Data section:
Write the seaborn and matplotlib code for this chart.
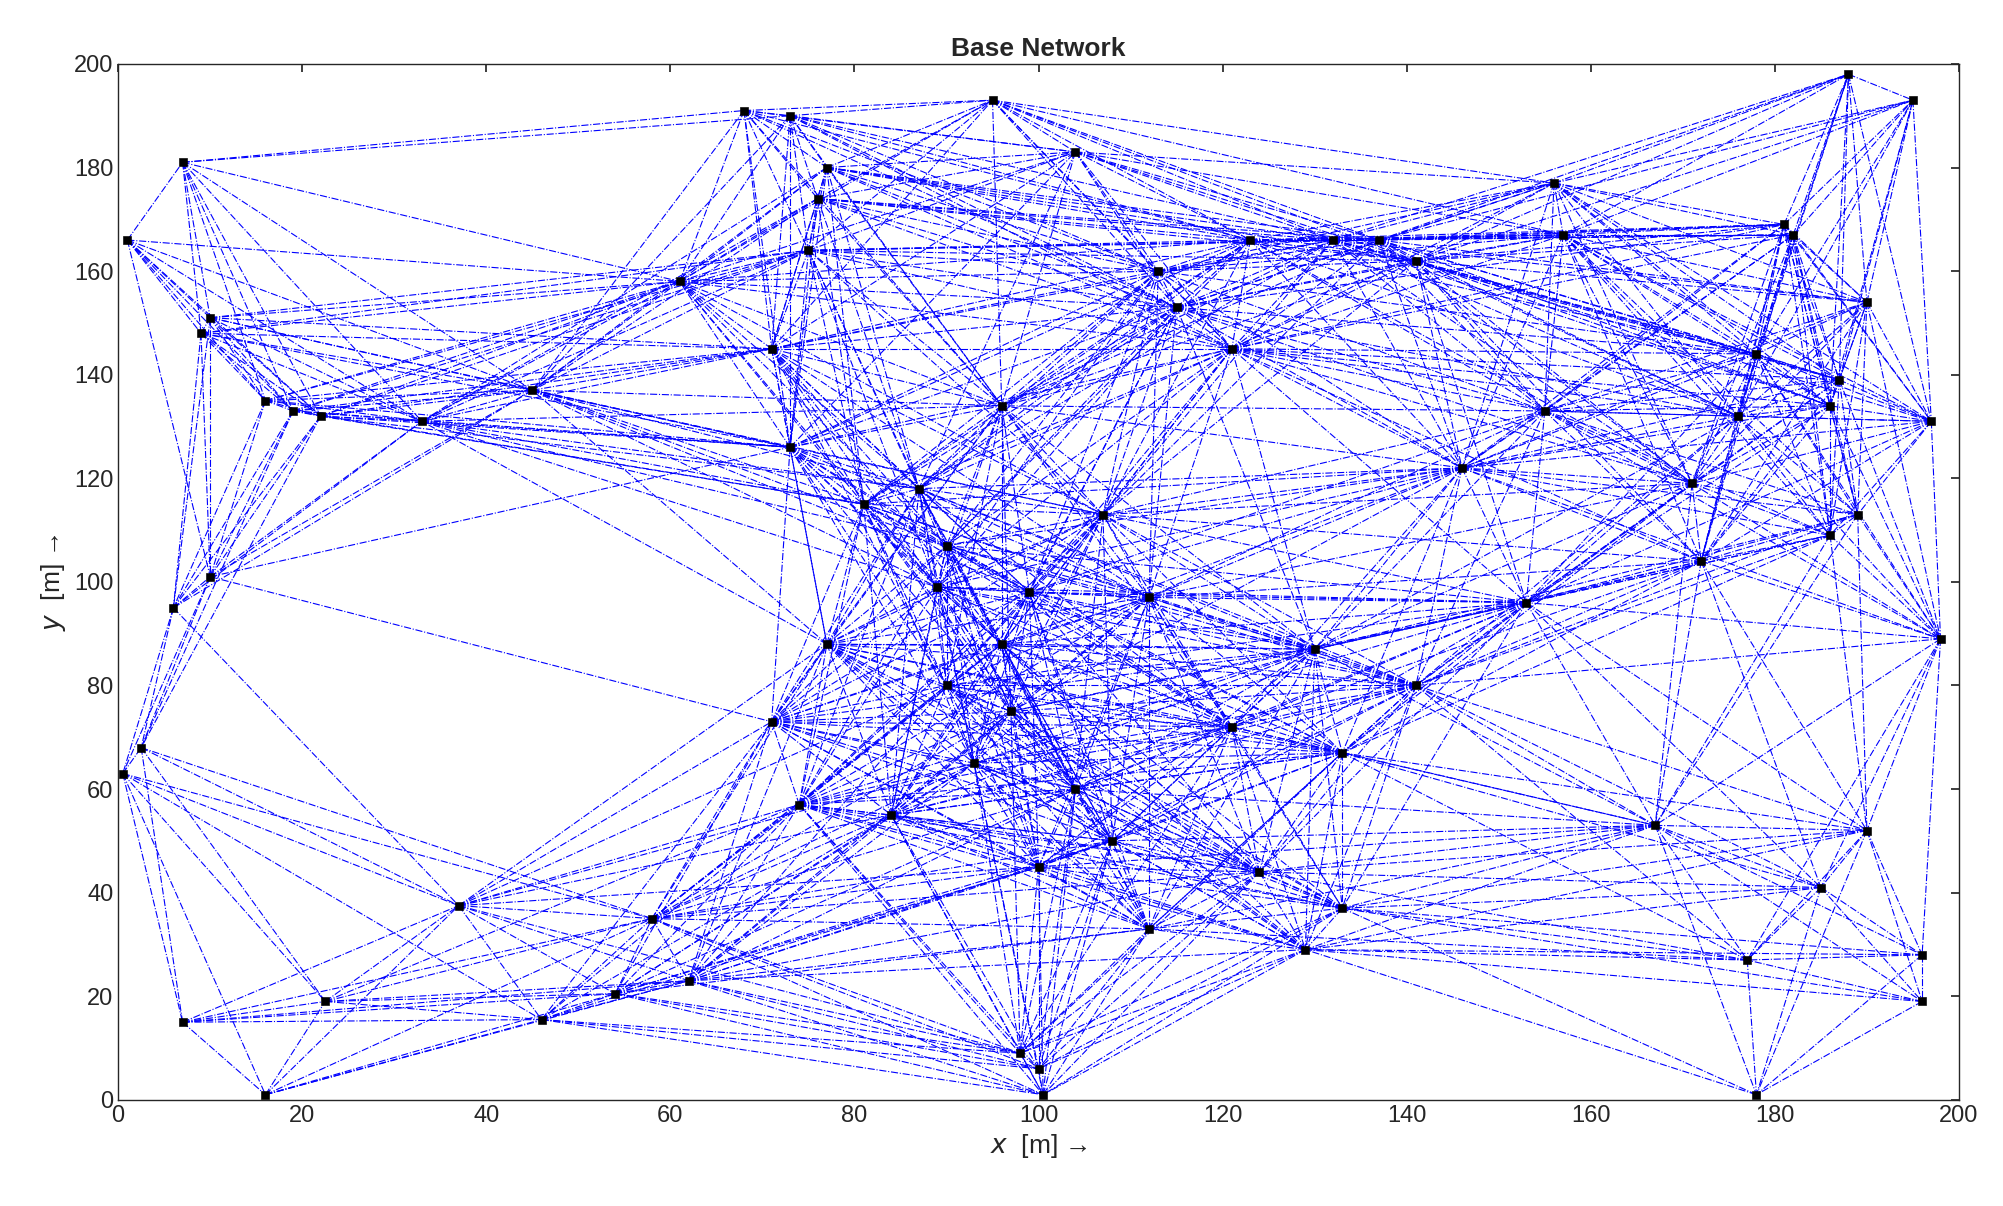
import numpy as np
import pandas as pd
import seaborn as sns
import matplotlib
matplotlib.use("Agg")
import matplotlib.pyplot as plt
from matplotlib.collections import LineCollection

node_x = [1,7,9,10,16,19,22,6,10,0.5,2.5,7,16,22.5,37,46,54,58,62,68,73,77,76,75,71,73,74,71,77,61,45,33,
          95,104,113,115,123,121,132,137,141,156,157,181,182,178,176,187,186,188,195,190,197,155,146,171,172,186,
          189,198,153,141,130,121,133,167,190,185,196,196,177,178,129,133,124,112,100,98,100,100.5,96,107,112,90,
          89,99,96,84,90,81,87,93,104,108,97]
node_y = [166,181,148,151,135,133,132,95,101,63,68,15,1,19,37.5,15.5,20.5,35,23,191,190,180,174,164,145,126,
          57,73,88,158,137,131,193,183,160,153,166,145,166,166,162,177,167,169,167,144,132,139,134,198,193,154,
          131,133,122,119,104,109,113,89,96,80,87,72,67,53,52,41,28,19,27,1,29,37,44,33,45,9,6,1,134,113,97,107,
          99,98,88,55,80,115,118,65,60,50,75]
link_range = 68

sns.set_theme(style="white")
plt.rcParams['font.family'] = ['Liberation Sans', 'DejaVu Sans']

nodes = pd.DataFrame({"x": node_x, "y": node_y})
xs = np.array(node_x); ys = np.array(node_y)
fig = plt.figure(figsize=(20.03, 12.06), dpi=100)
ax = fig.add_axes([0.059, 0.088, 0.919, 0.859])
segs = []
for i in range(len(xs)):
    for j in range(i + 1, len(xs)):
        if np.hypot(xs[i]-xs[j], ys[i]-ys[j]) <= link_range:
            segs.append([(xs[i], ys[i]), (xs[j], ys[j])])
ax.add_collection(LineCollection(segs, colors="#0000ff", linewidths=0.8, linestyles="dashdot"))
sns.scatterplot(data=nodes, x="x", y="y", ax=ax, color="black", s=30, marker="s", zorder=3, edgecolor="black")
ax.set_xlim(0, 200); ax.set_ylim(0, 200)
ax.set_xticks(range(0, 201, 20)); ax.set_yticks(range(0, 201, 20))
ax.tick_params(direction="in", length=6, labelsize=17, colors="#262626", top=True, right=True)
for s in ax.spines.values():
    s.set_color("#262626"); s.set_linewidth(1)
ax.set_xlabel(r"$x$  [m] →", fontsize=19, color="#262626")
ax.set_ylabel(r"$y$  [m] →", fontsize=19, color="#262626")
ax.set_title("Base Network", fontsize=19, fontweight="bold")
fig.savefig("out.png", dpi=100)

Exercise:
Please quote the lines of the material, beginning with the first and ending with the one that contains "from matplotlib.collections import", exactly as written and without any pictures.

Complete answer:
Write the seaborn and matplotlib code for this chart.
import numpy as np
import pandas as pd
import seaborn as sns
import matplotlib
matplotlib.use("Agg")
import matplotlib.pyplot as plt
from matplotlib.collections import LineCollection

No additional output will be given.